Sebagai salah satu pihak yang memprakarsasi gugatan ke MK, pihaknya menilai keluarnya Permenkes sangat tidak adil. Selain menghilangkan mata pencaharian seseorang, juga menghapus tradisi warisan nenek moyang.
"Tentunya diharapkan putusan MK ini menunjukkan pekerjaan membuat gigi bukan hanya wewenang dokter dan warisan leluhur yang harus dilestarikan," kata Jufri ketika dihubungi, Selasa (15/1).
Ia melanjutkan, jumlah tukang gigi pada enam bulan lalu mencapai 75 ribu dan diperkirakan saat ini sebanyak 80 ribu tukang gigi yang tergabung dalam Perkumpulan Astagiri.

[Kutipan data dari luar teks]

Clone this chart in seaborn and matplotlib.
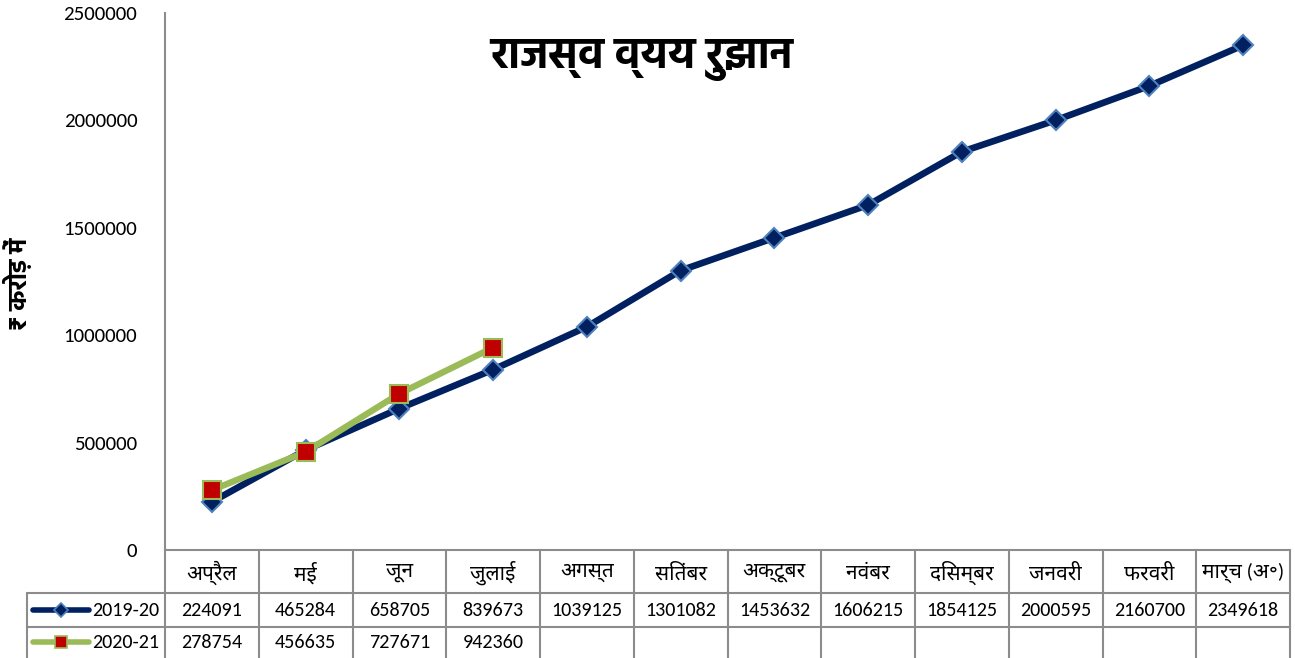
import pandas as pd
import matplotlib
matplotlib.use("Agg")
import matplotlib.pyplot as plt
import matplotlib.transforms as mtrans
import seaborn as sns
import warnings
warnings.filterwarnings("ignore")

# 数据
months = ["अप्रैल", "मई", "जून", "जुलाई", "अगस्त", "सितंबर", "अक्टूबर",
          "नवंबर", "दिसम्बर", "जनवरी", "फरवरी", "मार्च (अ॰)"]
vals_1920 = [224091, 465284, 658705, 839673, 1039125, 1301082, 1453632,
             1606215, 1854125, 2000595, 2160700, 2349618]
vals_2021 = [278754, 456635, 727671, 942360]
series_names = ["2019-20", "2020-21"]
yticks = [0, 500000, 1000000, 1500000, 2000000, 2500000]

sns.set_theme(style="white")
plt.rcParams["font.family"] = ["Carlito", "Noto Sans Devanagari", "FreeSans", "DejaVu Sans"]
plt.rcParams["text.color"] = "black"
plt.rcParams["ytick.color"] = "black"
bold_fam = ["Hind", "Ek Mukta", "Noto Sans Devanagari", "DejaVu Sans"]

navy = "#002060"
navy_edge = "#4F81BD"
green = "#9BBB59"
red = "#C00000"
grid_c = "#8C8C8C"

df1 = pd.DataFrame({"pos": range(len(vals_1920)), "val": vals_1920})
df2 = pd.DataFrame({"pos": range(len(vals_2021)), "val": vals_2021})

fig = plt.figure(figsize=(12.95, 6.58), dpi=100)
ax = fig.add_axes([165 / 1295, 108 / 658, 1125 / 1295, 537 / 658])

sns.lineplot(data=df1, x="pos", y="val", ax=ax, color=navy, linewidth=4.8,
             marker="D", markersize=10, markerfacecolor=navy,
             markeredgecolor=navy_edge, markeredgewidth=1.5, zorder=3)
sns.lineplot(data=df2, x="pos", y="val", ax=ax, color=green, linewidth=4.6,
             marker="s", markersize=13, markerfacecolor=red,
             markeredgecolor=green, markeredgewidth=1.5, zorder=4)

ax.set_xlim(-0.5, len(months) - 0.5)
ax.set_ylim(0, 2500000)
ax.set_yticks(yticks)
ax.set_yticklabels([str(v) for v in yticks], fontsize=15)
ax.tick_params(axis="y", length=0, pad=20)
ax.set_xticks([])
ax.set_xlabel("")
ax.set_ylabel("")
for s in ["top", "right"]:
    ax.spines[s].set_visible(False)
ax.spines["left"].set_color(grid_c)
ax.spines["left"].set_linewidth(1.5)
ax.spines["bottom"].set_color(grid_c)
ax.spines["bottom"].set_linewidth(1.5)

# y轴标题与图标题
fig.text(18 / 1295, 1 - 284 / 658, "₹ करोड़ में", rotation=90, ha="center", va="center",
         fontsize=18, fontweight="bold", family=bold_fam)
fig.text(642 / 1295, 1 - 60 / 658, "राजस्व व्यय रुझान", ha="center", va="center",
         fontsize=31, fontweight="bold", family=bold_fam)

# ===================== 数据表 =====================
tr = mtrans.blended_transform_factory(ax.transData, ax.transAxes)
def yf(p):
    return (550 - p) / 537

lk = dict(color=grid_c, linewidth=1.5, clip_on=False, transform=tr)
x_left = -0.5 - 138 / 93.75
x_right = len(months) - 0.5
# 横线
ax.plot([x_left, x_right], [yf(593), yf(593)], **lk)
ax.plot([x_left, x_right], [yf(627), yf(627)], **lk)
# 竖线
for i in range(len(months) + 1):
    ax.plot([i - 0.5, i - 0.5], [yf(550), yf(658)], **lk)
ax.plot([x_left, x_left], [yf(593), yf(658)], **lk)

for i, m in enumerate(months):
    ax.text(i, yf(573), m, ha="center", va="center", fontsize=15, transform=tr)
for i, v in enumerate(vals_1920):
    ax.text(i, yf(610), str(v), ha="center", va="center", fontsize=14.5, transform=tr)
for i, v in enumerate(vals_2021):
    ax.text(i, yf(642), str(v), ha="center", va="center", fontsize=14.5, transform=tr)

# 行标签图例
styles = [(navy, "D", navy, navy_edge, 7), (green, "s", red, green, 8)]
for r, (name, st) in enumerate(zip(series_names, styles)):
    yy = yf(610 + 32 * r)
    c, mk, fc, ec, ms = st
    xs = [x_left + 6 / 93.75, x_left + 62 / 93.75]
    ax.plot(xs, [yy, yy], color=c, linewidth=4, clip_on=False, transform=tr,
            solid_capstyle="round")
    ax.plot([sum(xs) / 2], [yy], marker=mk, markersize=ms, markerfacecolor=fc,
            markeredgecolor=ec, markeredgewidth=1.2, clip_on=False, transform=tr)
    ax.text(x_left + 65 / 93.75, yy, name, ha="left", va="center", fontsize=14.5,
            transform=tr)

fig.savefig("out.png", dpi=100)
plt.close()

Di Jabar, sedikitnya 4 ribu orang menekuni profesi tukang gigi dan jumlah itu bisa bertambah sebab belum semua tukang gigi terdaftar sebagai anggota.
Jufri mengatakan, alasan MK yang mengatakan bahwa tukang gigi adalah pekerjaan tradisional dan warisan budaya yang tidak boleh dihilangkan juga merupakan dasar pertimbangan hukum sangat bagus."Pengabulan gugatan itu semakin menguatkan pekerjaan ini.
Konsekuensi putusan MK, kata Jufri, juga wajib diikuti Kemenkes untuk menyelenggarakan program pendidikan bagi tukang gigi. Setelah mengeluarkan izin beroperasi, tambah dia, Kemenkes harus memberikan pelatihan kepada seluruh tukang gigi di Indonesia. "Selanjutnya bisa dilakukan sertifikasi dan dilakukan pengawasan kerja tukang gigi agar bisa profesional," katanya.
Sebenarnya, ungkap Jufri, saat gugatan berjalan, pihaknya sering mengelar audiensi dengan pihak Kemenkes untuk mencari solusi dilarangnya tukang gigi beroperasi. Sempat dicapai kesepakatan kedua pihak untuk melakukan pemetaan jumlah tukang gigi dan tingkat pendidikannya sebelum diberi pelatihan Kemenkes.